One Tristate family is actually putting those used holiday cards to good use, turning them into custom wall-art they plan to sell in 2011.  The Bothast-Revalee Family here in Evansville is taking donations of new and used holiday cards to make the art.  Bothast says the proceeds from the planned sales will benefit two local child-advocacy organizations.  As soon as I got wind of their project, I knew it was one that needed to be shared with others.  Not only is it a great way to recycle it is also for an amazing and truly heartfelt cause.

“Our family has made a commitment to make art for these agencies,” said David Bothast, ” all the while reflecting on our own blessings.”

Both David Bothast and Brian Revalee have close ties with civic service in the Evansville community, working for much needed civic agencies.  Revalee is currently the Executive Director of the AIDS Resource Group, the only HIV/AIDS Service Organization in the Evansville area.  Bothast serves as the Director of a transitional housing programs that serves homeless parents with children.  In 2010, both also became foster parents for three siblings with the help of  Evansville’s The Villages.

” I hope this initiative raises both funds and awareness for area child-centered and family-strengthening organizations in our Tristate community,” Bothast said.  ” Mostly, I hope modeling voluntarism and advocacy to my new family will instill in them a sense of civic pride and community responsibility that will continue throughout their lives.”

Bothast says the initiative is a home-based endeavor and third-party fundraiser. “The proceeds will be directly donated to receiving agencies to use toward strengthening their programs and changing lives in our community.
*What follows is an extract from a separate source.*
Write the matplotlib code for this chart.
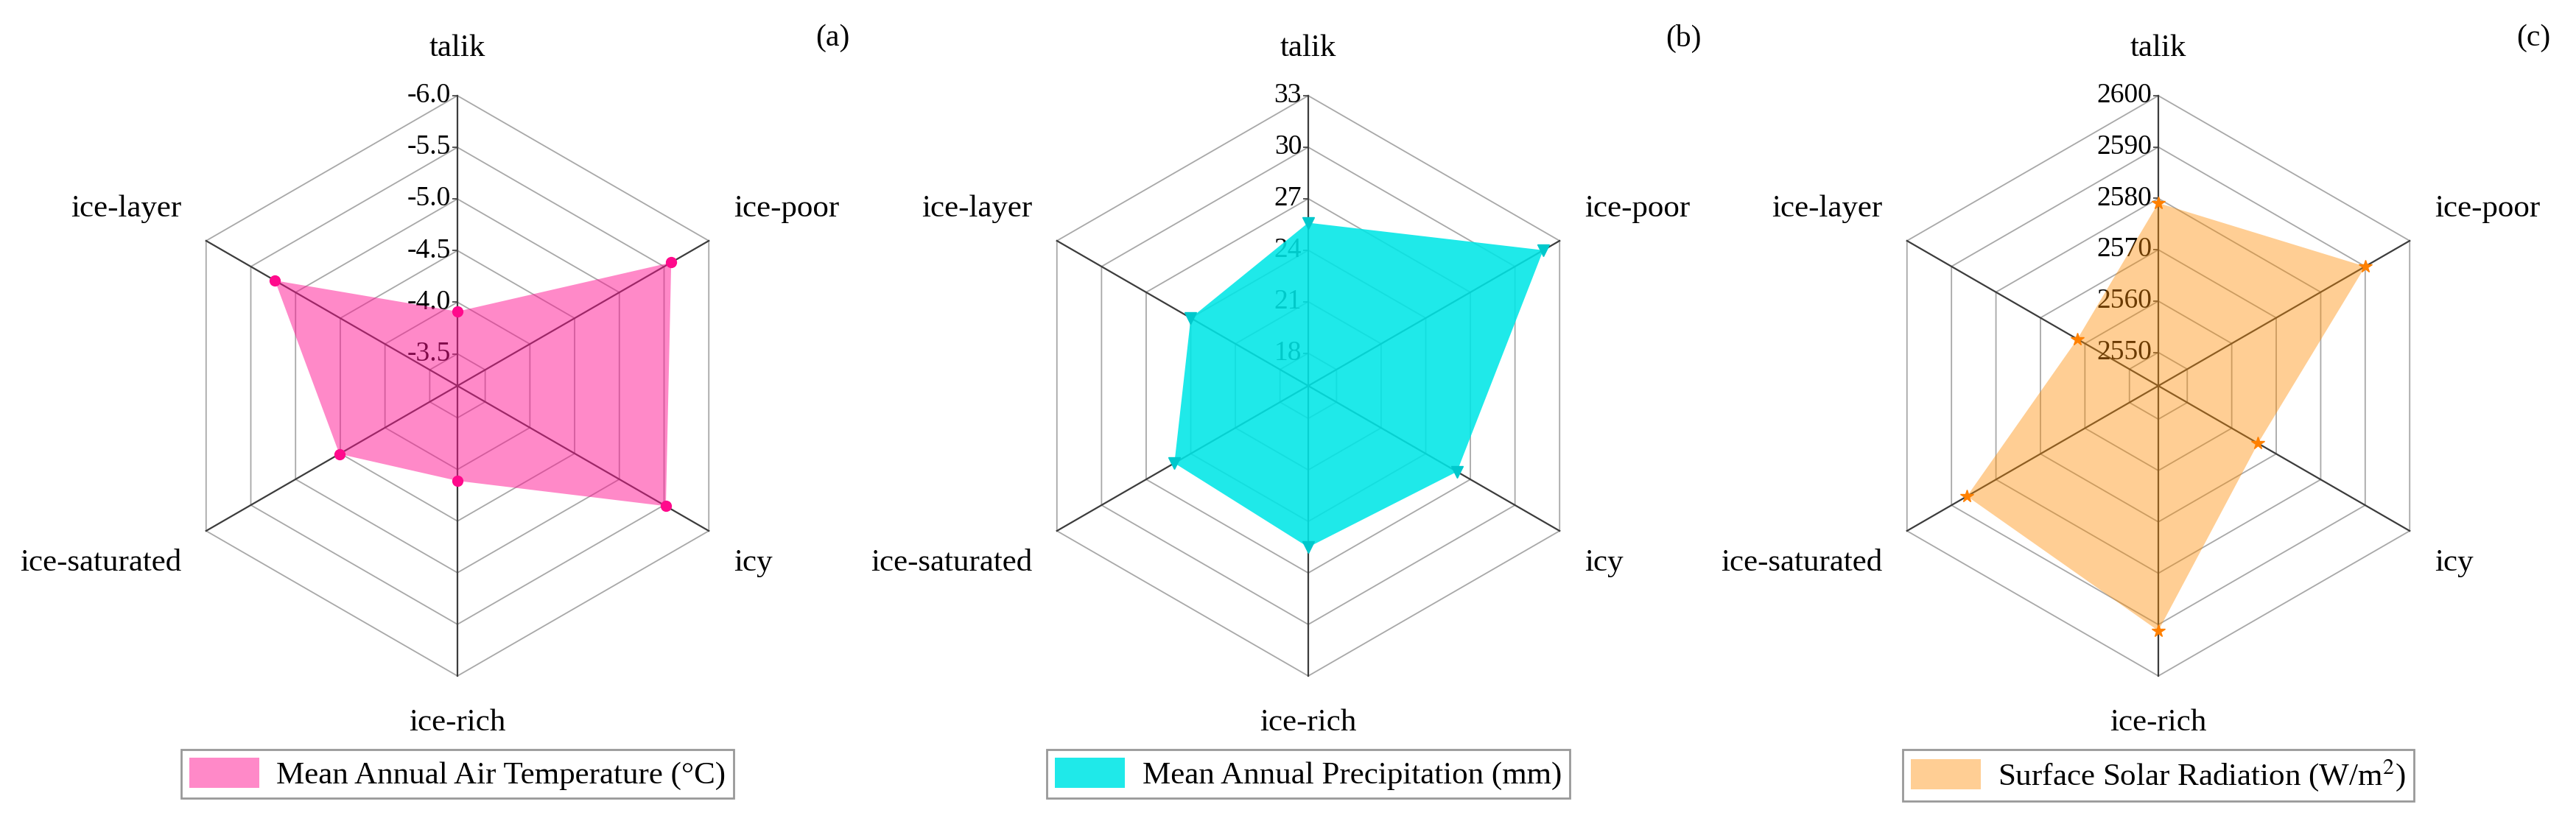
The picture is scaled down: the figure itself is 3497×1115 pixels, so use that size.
import numpy as np
import matplotlib
matplotlib.use('Agg')
import matplotlib.pyplot as plt
from matplotlib.transforms import offset_copy

plt.rcParams['font.family'] = 'serif'
plt.rcParams['font.serif'] = ['Liberation Serif', 'DejaVu Serif']
plt.rcParams['mathtext.fontset'] = 'stix'

# categories, clockwise from the top
categories = ['talik', 'ice-poor', 'icy', 'ice-rich', 'ice-saturated', 'ice-layer']

# values, same order as categories
temperature = [-3.91, -5.58, -5.52, -4.11, -4.51, -5.23]
precipitation = [25.6, 31.9, 26.1, 25.5, 25.1, 24.0]
radiation = [2579.1, 2590.0, 2565.9, 2591.2, 2586.5, 2561.7]

temp_ticks = [-3.5, -4.0, -4.5, -5.0, -5.5, -6.0]
temp_labels = ['-3.5', '-4.0', '-4.5', '-5.0', '-5.5', '-6.0']
precip_ticks = [18, 21, 24, 27, 30, 33]
rad_ticks = [2550, 2560, 2570, 2580, 2590, 2600]

panels = [
    dict(values=temperature, ticks=temp_ticks, labels=temp_labels, rlim=(-3.19, -6.0),
         fill='#ff1493', alpha=0.5, mcolor='#ff0a8c', marker='o', ms=10,
         legend='Mean Annual Air Temperature (°C)', letter='(a)', cx=621),
    dict(values=precipitation, ticks=precip_ticks, labels=[str(t) for t in precip_ticks],
         rlim=(16.1, 33), fill='#00e6e6', alpha=0.88, mcolor='#00c8cc', marker='v', ms=11,
         legend='Mean Annual Precipitation (mm)', letter='(b)', cx=1776),
    dict(values=radiation, ticks=rad_ticks, labels=[str(t) for t in rad_ticks],
         rlim=(2543.5, 2600), fill='#ff8c00', alpha=0.42, mcolor='#ff8000', marker='*', ms=13,
         legend=r'Surface Solar Radiation (W/m$^{2}$)', letter='(c)', cx=2930),
]

W, H = 3497, 1115
R = 394
cy = 524
fig = plt.figure(figsize=(W / 100, H / 100), dpi=100)

angles = np.linspace(0, 2 * np.pi, len(categories), endpoint=False)
closed = np.append(angles, angles[0])

# label anchors in axes fraction
label_pos = [(0.5, 1.081, 'center'), (0.976, 0.805, 'left'), (0.976, 0.195, 'left'),
             (0.5, -0.081, 'center'), (0.024, 0.195, 'right'), (0.024, 0.805, 'right')]

for p in panels:
    ax = fig.add_axes([(p['cx'] - R) / W, (H - cy - R) / H, 2 * R / W, 2 * R / H],
                      projection='polar')
    ax.set_theta_offset(np.pi / 2)
    ax.set_theta_direction(-1)
    ax.grid(False)
    ax.spines['polar'].set_visible(False)
    ax.set_xticks([])
    ax.set_yticks([])

    r0, r1 = p['rlim']
    # hexagonal rings
    for t in p['ticks']:
        ax.plot(closed, [t] * len(closed), color='#a8a8a8', lw=1.3, zorder=1, clip_on=False)
    # spokes
    for a in angles:
        ax.plot([a, a], [r0, r1], color='#3c3c3c', lw=1.6, zorder=1, clip_on=False)
    # small ticks and labels on the talik spoke
    ax.plot([0] * len(p['ticks']), p['ticks'], ls='none', marker=0, ms=5,
            color='#3c3c3c', mew=1.2, zorder=1, clip_on=False)
    off = offset_copy(ax.transData, fig=fig, x=-9, y=0, units='dots')
    for t, lab in zip(p['ticks'], p['labels']):
        ax.text(0, t, lab, transform=off, ha='right', va='center', fontsize=27, zorder=2)

    vals = np.append(p['values'], p['values'][0])
    ax.fill(closed, vals, color=p['fill'], alpha=p['alpha'], lw=0, zorder=3,
            label=p['legend'])
    ax.plot(angles, p['values'], ls='none', marker=p['marker'], ms=p['ms'],
            color=p['mcolor'], zorder=4, clip_on=False)
    ax.set_ylim(r0, r1)

    for name, (x, y, ha) in zip(categories, label_pos):
        ax.text(x, y, name, transform=ax.transAxes, ha=ha, va='center', fontsize=31)

    leg = ax.legend(loc='upper center', bbox_to_anchor=(0.5, -0.127), fontsize=31,
                    fancybox=False, framealpha=1, edgecolor='#999999', borderpad=0.25,
                    handlelength=2.2, handleheight=1.1, handletextpad=0.55, borderaxespad=0)
    leg.get_frame().set_linewidth(2)

    fig.text((p['cx'] + 509) / W, 1 - 52 / H, p['letter'], ha='center', va='center', fontsize=30)

fig.savefig('out.png', dpi=100)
With this initiative, ‘charity begins at home.’”

“We see daily the need for services and the impact hard-working and under-appreciated social workers and activists make not only immediately, but generationally,” Bothast said.

Card donations will be accepted by the family all year long but now is a great time to help those cards find a new life before heading to the city dump.  If you would like to help out an undoubtedly great cause by re-gifting your holiday cards, please contact David by emailing him: Davidbothast@gmail.com

If you our somebody you know has another great way to not only be more eco-friendly but also to help out the local community, let us know about it by sending me an email.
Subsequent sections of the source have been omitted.